6 thoughts on “Federal Circuit Upholds PTAB’s Obviousness Finding and Joinder Decision in CyWee v. ZTE Smartphone Patent Case

  1. 3

    Re: “CyWee filed a revised motion to amend its claims that ZTE initially opposed, later when ZTE withdrew its opposition LG [the joinder party] raised its own opposition.” [Which the CAFC allowed here.]
    This illustrates one problem with IPRs. Presumably ZTE did not infringe the patent owners proposed substitute claims and thus did not need to oppose, or could even have cut a deal for itself to the disadvantage of other defendants? That would have left these substitute claims with no inter partes examination, if another party had not joined and opposed, as here.

    1. 3.1

      Should not the petitioner be constrained to act in one voice?

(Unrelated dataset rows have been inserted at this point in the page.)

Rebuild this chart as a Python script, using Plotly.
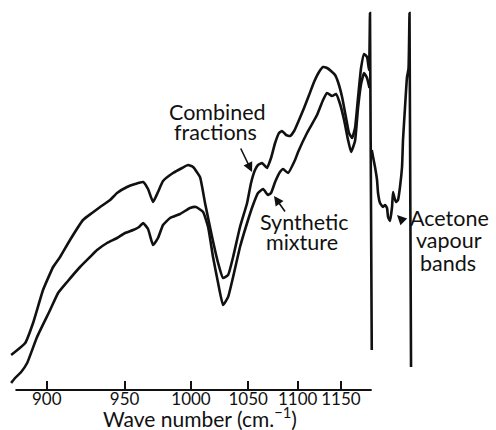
import numpy as np
import plotly.graph_objects as go

# ---------------- data ----------------
# wave number (cm-1) and relative transmission (arbitrary units)
combined_wn = [879.6, 887.5, 892.0, 897.8, 903.8, 908.0, 914.1, 922.3, 928.1, 933.4,
               940.1, 944.8, 951.7, 957.4, 963.2, 966.8, 970.5, 974.2, 978.0, 985.7,
               992.8, 997.6, 1001.7, 1007.4, 1011.6, 1017.6, 1022.8, 1027.1, 1031.6, 1036.1,
               1042.4, 1049.0, 1052.7, 1056.5, 1059.4, 1063.3, 1068.2, 1072.2, 1076.3, 1080.3,
               1083.4, 1087.6, 1091.8, 1096.1, 1101.4, 1106.9, 1112.5, 1118.1, 1123.8, 1128.5,
               1133.2, 1137.9, 1142.8, 1146.4, 1151.4, 1156.4, 1160.1, 1164.0, 1167.8, 1171.7,
               1175.7, 1179.7, 1183.7, 1186.4, 1187.7, 1190.1]
combined_t = [35, 47, 67, 100, 123, 133, 150, 170, 177, 183,
              190, 197, 203, 206, 208, 201, 188, 198, 209, 217,
              222, 225, 223, 213, 187, 153, 127, 112, 115, 133,
              163, 187, 207, 220, 225, 227, 222, 232, 247, 257,
              259, 255, 254, 259, 270, 282, 295, 308, 318, 323,
              322, 319, 315, 308, 293, 272, 257, 252, 262, 292,
              322, 336, 333, 320, 377, 40]

synthetic_wn = [879.6, 881.8, 885.2, 888.6, 894.3, 902.0, 906.8, 912.3, 920.4, 926.8,
                931.4, 938.0, 944.8, 950.4, 956.0, 960.3, 963.2, 966.8, 970.5, 974.2,
                978.0, 983.4, 991.2, 999.2, 1004.1, 1010.0, 1014.2, 1018.4, 1022.8, 1027.1,
                1031.6, 1036.1, 1042.4, 1049.0, 1054.6, 1059.4, 1064.3, 1069.2, 1072.2, 1076.3,
                1081.3, 1084.5, 1089.7, 1097.1, 1100.4, 1110.2, 1121.5, 1128.5, 1133.2, 1139.1,
                1144.0, 1148.9, 1153.9, 1158.9, 1162.7, 1167.8, 1171.7, 1175.7, 1179.7, 1183.7,
                1187.0]
synthetic_t = [7, 12, 18, 27, 53, 80, 97, 108, 123, 133,
               140, 147, 152, 157, 160, 163, 167, 161, 145, 152,
               165, 172, 176, 182, 183, 178, 163, 133, 107, 85,
               93, 113, 143, 167, 185, 197, 201, 195, 197, 208,
               218, 221, 217, 230, 238, 257, 275, 290, 297, 294,
               296, 286, 270, 250, 238, 249, 282, 306, 317, 312,
               302]

acetone_wn = [1190.1, 1191.9, 1194.6, 1197.4, 1198.8, 1201.6, 1205.9, 1208.8, 1211.6, 1213.1,
              1215.9, 1218.9, 1220.4, 1222.6, 1224.9, 1227.8, 1230.8, 1233.9, 1235.4, 1238.5,
              1241.6, 1243.9, 1245.5, 1247.9]
acetone_t = [240, 233, 223, 210, 197, 187, 183, 185, 182, 173,
             169, 183, 198, 192, 188, 190, 203, 223, 250, 283,
             313, 321, 377, 23]

tick_wn = [900, 950, 1000, 1050, 1100, 1150]
tick_labels = ["900", "950", "1000", "1050", "1100", "1150"]


# the instrument chart is (nearly) linear in 1/wavenumber^2
def scale(wn):
    return 1e6 / np.asarray(wn, dtype=float) ** 2


FONT = "Lato"
INK = "#111111"

fig = go.Figure()
for wn, t in [(combined_wn, combined_t), (synthetic_wn, synthetic_t), (acetone_wn, acetone_t)]:
    fig.add_trace(go.Scatter(x=scale(wn), y=t, mode="lines",
                             line=dict(color=INK, width=2.6, shape="spline", smoothing=0.4),
                             hoverinfo="skip", showlegend=False))

fig.update_layout(
    width=496, height=430,
    margin=dict(l=0, r=0, t=0, b=40),
    paper_bgcolor="white", plot_bgcolor="white",
    font=dict(family=FONT, color=INK),
    xaxis=dict(range=[float(scale(873.5)), float(scale(1408.6))],
               tickvals=list(scale(tick_wn)), ticktext=tick_labels,
               ticks="inside", ticklen=9, tickwidth=2, tickcolor=INK,
               ticklabelstandoff=-3,
               showgrid=False, zeroline=False, showline=False,
               tickfont=dict(family=FONT, size=17, color=INK)),
    yaxis=dict(range=[0, 390], visible=False),
)

# axis baseline (only under the calibrated part)
fig.add_shape(type="line", xref="x", yref="paper",
              x0=float(scale(882)), x1=float(scale(1190)), y0=0, y1=0,
              line=dict(color=INK, width=2))

# axis title
fig.add_annotation(text="Wave number (cm.<sup>−1</sup>)", xref="paper", yref="paper",
                   x=200 / 496, y=(390 - 417) / 390, xanchor="center", yanchor="middle",
                   showarrow=False, borderpad=0,
                   font=dict(size=21, family=FONT, color=INK))

# labels
def label(text, px, py, size=21.5):
    fig.add_annotation(text=text, xref="paper", yref="paper",
                       x=px / 496, y=(390 - py) / 390, xanchor="center", yanchor="middle",
                       showarrow=False, borderpad=0,
                       font=dict(size=size, family=FONT, color=INK))

label("Combined", 217, 112)
label("fractions", 215, 132)
label("Synthetic", 304, 222)
label("mixture", 302, 242)
label("Acetone", 449, 218)
label("vapour", 449, 240)
label("bands", 448, 263)

# arrows (tip -> curve, tail near label)
def arrow(tip_wn, tip_t, tail_wn, tail_t):
    fig.add_annotation(x=float(scale(tip_wn)), y=tip_t, ax=float(scale(tail_wn)), ay=tail_t,
                       xref="x", yref="y", axref="x", ayref="y", text="",
                       showarrow=True, arrowhead=2, arrowsize=1.2, arrowwidth=1.6,
                       arrowcolor=INK)

arrow(1053.7, 218, 1042.4, 243)
arrow(1075.2, 194, 1087.6, 177)
arrow(1226.3, 175, 1238.5, 167)

fig.write_html("out.html",
               config={"displayModeBar": False, "staticPlot": True},
               post_script="document.body.style.margin='0';document.body.style.overflow='hidden';")
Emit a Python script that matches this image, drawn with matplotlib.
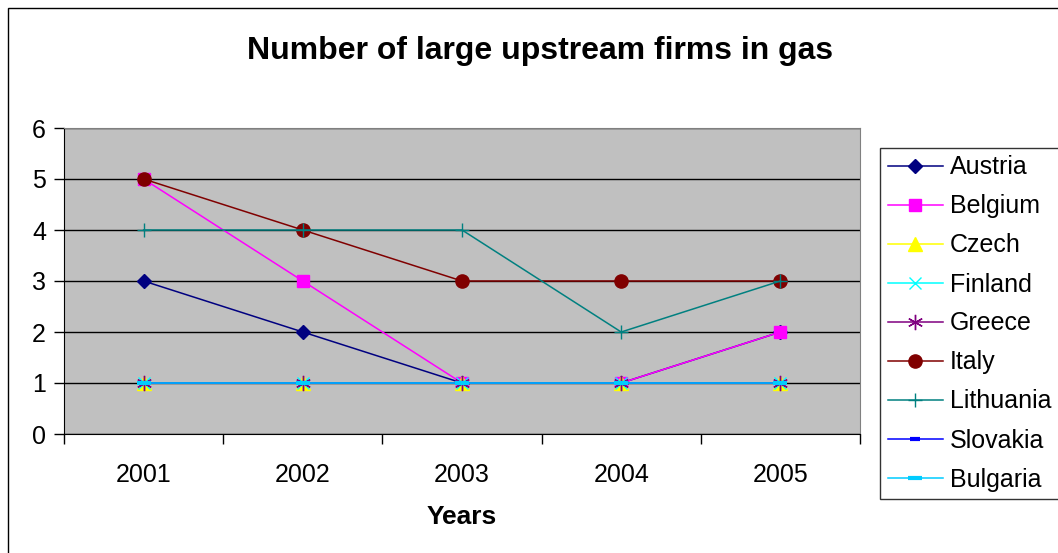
import matplotlib.pyplot as plt
from matplotlib.patches import Rectangle

plt.rcParams['font.family'] = ['Liberation Sans', 'DejaVu Sans']

# 연도별 대형 업스트림 기업 수
years = ['2001', '2002', '2003', '2004', '2005']
austria = [3, 2, 1, 1, 2]
belgium = [5, 3, 1, 1, 2]
czech = [1, 1, 1, 1, 1]
finland = [1, 1, 1, 1, 1]
greece = [1, 1, 1, 1, 1]
italy = [5, 4, 3, 3, 3]
lithuania = [4, 4, 4, 2, 3]
slovakia = [1, 1, 1, 1, 1]
bulgaria = [1, 1, 1, 1, 1]

series = [
    ('Austria', austria, '#000080', dict(marker='D', markersize=7)),
    ('Belgium', belgium, '#FF00FF', dict(marker='s', markersize=9)),
    ('Czech', czech, '#FFFF00', dict(marker='^', markersize=10)),
    ('Finland', finland, '#00FFFF', dict(marker='x', markersize=9, markeredgewidth=1)),
    ('Greece', greece, '#800080', dict(marker=(6, 2, 0), markersize=11, markeredgewidth=1)),
    ('Italy', italy, '#800000', dict(marker='o', markersize=9.5)),
    ('Lithuania', lithuania, '#008080', dict(marker='+', markersize=10, markeredgewidth=1)),
    ('Slovakia', slovakia, '#0000FF', dict(marker='_', markersize=7, markeredgewidth=3)),
    ('Bulgaria', bulgaria, '#00CCFF', dict(marker='_', markersize=10, markeredgewidth=3)),
]

fig = plt.figure(figsize=(10.58, 5.53), dpi=100)
ax = fig.add_axes([64 / 1058, 1 - 434 / 553, (860 - 64) / 1058, (434 - 128) / 553])
ax.set_facecolor('#C0C0C0')

x = list(range(1, len(years) + 1))
for name, vals, color, mk in series:
    ax.plot(x, vals, color=color, linewidth=1.1, label=name,
            markerfacecolor=color, markeredgecolor=color, **mk)

ax.set_xlim(0.5, 5.5)
ax.set_ylim(0, 6)
ax.set_yticks(range(0, 7))
ax.set_xticks(x)
ax.set_xticklabels(years)
ax.set_xticks([0.5, 1.5, 2.5, 3.5, 4.5, 5.5], minor=True)
ax.tick_params(axis='x', which='major', length=0, pad=21, labelsize=18)
ax.tick_params(axis='x', which='minor', length=7, width=1, direction='out')
ax.tick_params(axis='y', length=7, width=1, direction='out', pad=6, labelsize=18)
ax.grid(axis='y', color='black', linewidth=1)
ax.set_axisbelow(True)
for s in ['top', 'right']:
    ax.spines[s].set_color('#808080')
for s in ['left', 'bottom']:
    ax.spines[s].set_color('black')

fig.text(0.51, 0.907, 'Number of large upstream firms in gas', ha='center', va='center',
         fontsize=23, fontweight='bold')
fig.text(462 / 1058, 1 - 517 / 553, 'Years', ha='center', va='center',
         fontsize=19, fontweight='bold')

leg = ax.legend(loc='upper left', bbox_to_anchor=(880 / 1058, 1 - 148 / 553),
                bbox_transform=fig.transFigure, fontsize=18, frameon=True,
                fancybox=False, edgecolor='black', borderaxespad=0,
                handlelength=2.2, handletextpad=0.3, labelspacing=0.6,
                borderpad=0.3)
leg.get_frame().set_linewidth(1)

# 바깥 테두리
fig.patches.append(Rectangle((8 / 1058, -0.05), 1.1, 1 - 8 / 553 + 0.05,
                             transform=fig.transFigure, fill=False,
                             edgecolor='black', linewidth=1))

fig.savefig('out.png', dpi=100)
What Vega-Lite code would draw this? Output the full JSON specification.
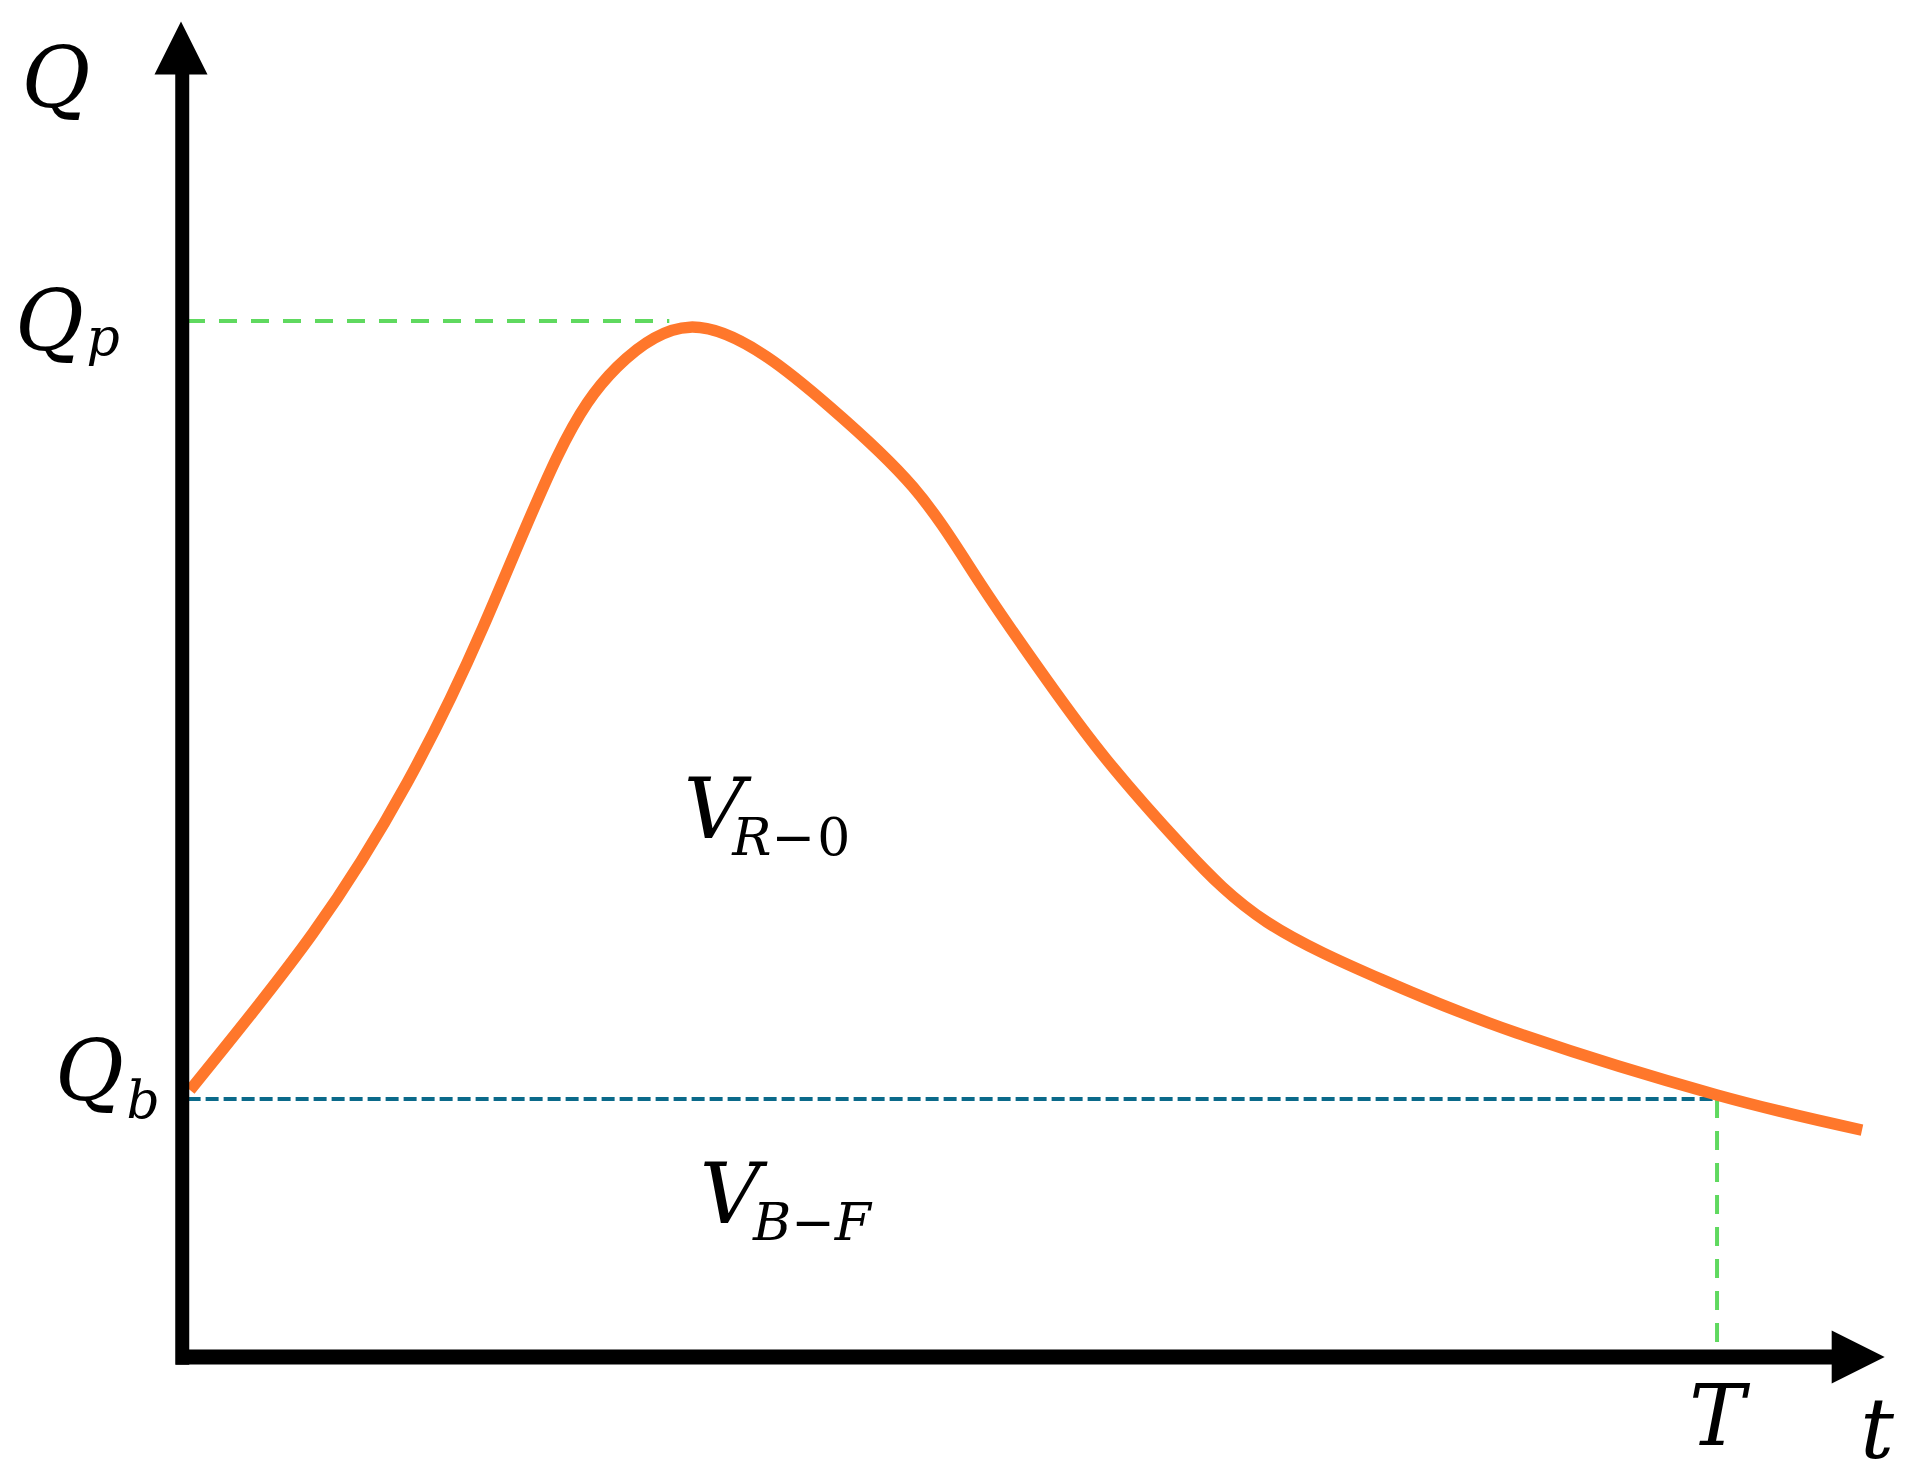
{
  "$schema": "https://vega.github.io/schema/vega-lite/v6.json",
  "width": 1916,
  "height": 1484,
  "autosize": {"type": "none"},
  "padding": 0,
  "background": "white",
  "config": {"view": {"stroke": null}},
  "datasets": {
    "curve": [
      {"t": 0.46, "Q": 10.35},
      {"t": 8.47, "Q": 16.43},
      {"t": 14.6, "Q": 22.25},
      {"t": 19.56, "Q": 28.29},
      {"t": 24.38, "Q": 34.88},
      {"t": 28.29, "Q": 38.37},
      {"t": 33.05, "Q": 39.92},
      {"t": 38.07, "Q": 38.76},
      {"t": 42.18, "Q": 36.82},
      {"t": 47.59, "Q": 33.72},
      {"t": 51.96, "Q": 30.0},
      {"t": 56.32, "Q": 26.24},
      {"t": 60.23, "Q": 23.14},
      {"t": 65.19, "Q": 19.77},
      {"t": 70.67, "Q": 16.86},
      {"t": 78.23, "Q": 14.61},
      {"t": 86.96, "Q": 12.56},
      {"t": 100.0, "Q": 10.16},
      {"t": 109.45, "Q": 8.8}
    ],
    "mainLabels": [
      {"t": -8.28, "Q": 48.45, "label": "Q"},
      {"t": -8.7, "Q": 39.03, "label": "Q"},
      {"t": -6.1, "Q": 9.96, "label": "Q"},
      {"t": 34.62, "Q": 20.12, "label": "V"},
      {"t": 35.66, "Q": 5.19, "label": "V"},
      {"t": 100.0, "Q": -3.41, "label": "T"},
      {"t": 110.43, "Q": -3.91, "label": "t"}
    ],
    "subLabels": [
      {"t": -5.2, "Q": 38.84, "label": "p"},
      {"t": -2.6, "Q": 9.26, "label": "b"},
      {"t": 41.0, "Q": 4.53, "label": "B−F"}
    ]
  },
  "encoding": {
    "x": {"field": "t", "type": "quantitative", "scale": {"domain": [-11.93, 112.97], "nice": false, "zero": false}, "axis": null},
    "y": {"field": "Q", "type": "quantitative", "scale": {"domain": [-4.92, 52.6], "nice": false, "zero": false}, "axis": null}
  },
  "layer": [
    {
      "data": {"values": [{"t": 0.26, "t2": 31.7, "Q": 40.16}]},
      "mark": {"type": "rule", "color": "#5fd95f", "strokeWidth": 4, "strokeDash": [18, 14]},
      "encoding": {"x2": {"field": "t2"}}
    },
    {
      "data": {"values": [{"t": 0.3, "t2": 100.0, "Q": 10.0}]},
      "mark": {"type": "rule", "color": "#0b6a8a", "strokeWidth": 4, "strokeDash": [13, 5]},
      "encoding": {"x2": {"field": "t2"}}
    },
    {
      "data": {"values": [{"t": 100.0, "Q": 10.0, "Q2": 0.3}]},
      "mark": {"type": "rule", "color": "#5fd95f", "strokeWidth": 4, "strokeDash": [19, 13]},
      "encoding": {"y2": {"field": "Q2"}}
    },
    {
      "data": {"name": "curve"},
      "mark": {"type": "line", "color": "#ff772b", "strokeWidth": 11.5, "interpolate": "natural", "strokeCap": "butt"},
      "encoding": {"order": {"field": "t", "type": "quantitative"}}
    },
    {
      "data": {"values": [{"t": -0.05, "Q": -0.3, "Q2": 50.0}]},
      "mark": {"type": "rule", "color": "black", "strokeWidth": 14},
      "encoding": {"y2": {"field": "Q2"}}
    },
    {
      "data": {"values": [{"t": -0.45, "t2": 108.6, "Q": 0.0}]},
      "mark": {"type": "rule", "color": "black", "strokeWidth": 15},
      "encoding": {"x2": {"field": "t2"}}
    },
    {
      "data": {"values": [{"t": -0.13, "Q": 50.74}]},
      "mark": {"type": "point", "shape": "M0,-1L1,1L-1,1Z", "size": 2809, "filled": true, "color": "black", "opacity": 1, "strokeWidth": 0}
    },
    {
      "data": {"values": [{"t": 109.2, "Q": 0.0}]},
      "mark": {"type": "point", "shape": "M1,0L-1,-1L-1,1Z", "size": 2809, "filled": true, "color": "black", "opacity": 1, "strokeWidth": 0}
    },
    {
      "data": {"name": "mainLabels"},
      "mark": {"type": "text", "font": "DejaVu Serif", "fontStyle": "italic", "fontSize": 84, "align": "center", "baseline": "alphabetic", "color": "black"},
      "encoding": {"text": {"field": "label"}}
    },
    {
      "data": {"name": "subLabels"},
      "mark": {"type": "text", "font": "DejaVu Serif", "fontStyle": "italic", "fontSize": 52, "align": "center", "baseline": "alphabetic", "color": "black"},
      "encoding": {"text": {"field": "label"}}
    },
    {
      "data": {"values": [{"t": 41.2, "Q": 19.46, "label": "R−"}]},
      "mark": {"type": "text", "font": "DejaVu Serif", "fontStyle": "italic", "fontSize": 52, "align": "right", "baseline": "alphabetic", "color": "black"},
      "encoding": {"text": {"field": "label"}}
    },
    {
      "data": {"values": [{"t": 41.35, "Q": 19.46, "label": "0"}]},
      "mark": {"type": "text", "font": "DejaVu Serif", "fontStyle": "normal", "fontSize": 52, "align": "left", "baseline": "alphabetic", "color": "black"},
      "encoding": {"text": {"field": "label"}}
    }
  ]
}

      How is allowing a fracture and thus a Many-against-One even remotely fair?

      1. 3.1.1

        Every different entity accused of patent infringement [or almost anything else] is entitled to its own IPR and its own District Court case, or joinder if they want it and can get it. Joinder is more efficient for the judicial system.
        Many-against-one occurs rarely and usually only when one entity sues or threatens to sue many other entities.

        1. 3.1.1.1

          That’s some nice background, but you really have not addressed the issue at point, have you?

          The issue at point is that a singular IPR is in focus.

          Regardless of any extraneous details of other actions in an Article III court, we have one – and only one – IPR in front of us.

          IN THAT SINGLE IPR, should not the petitioner be constrained to act in one voice?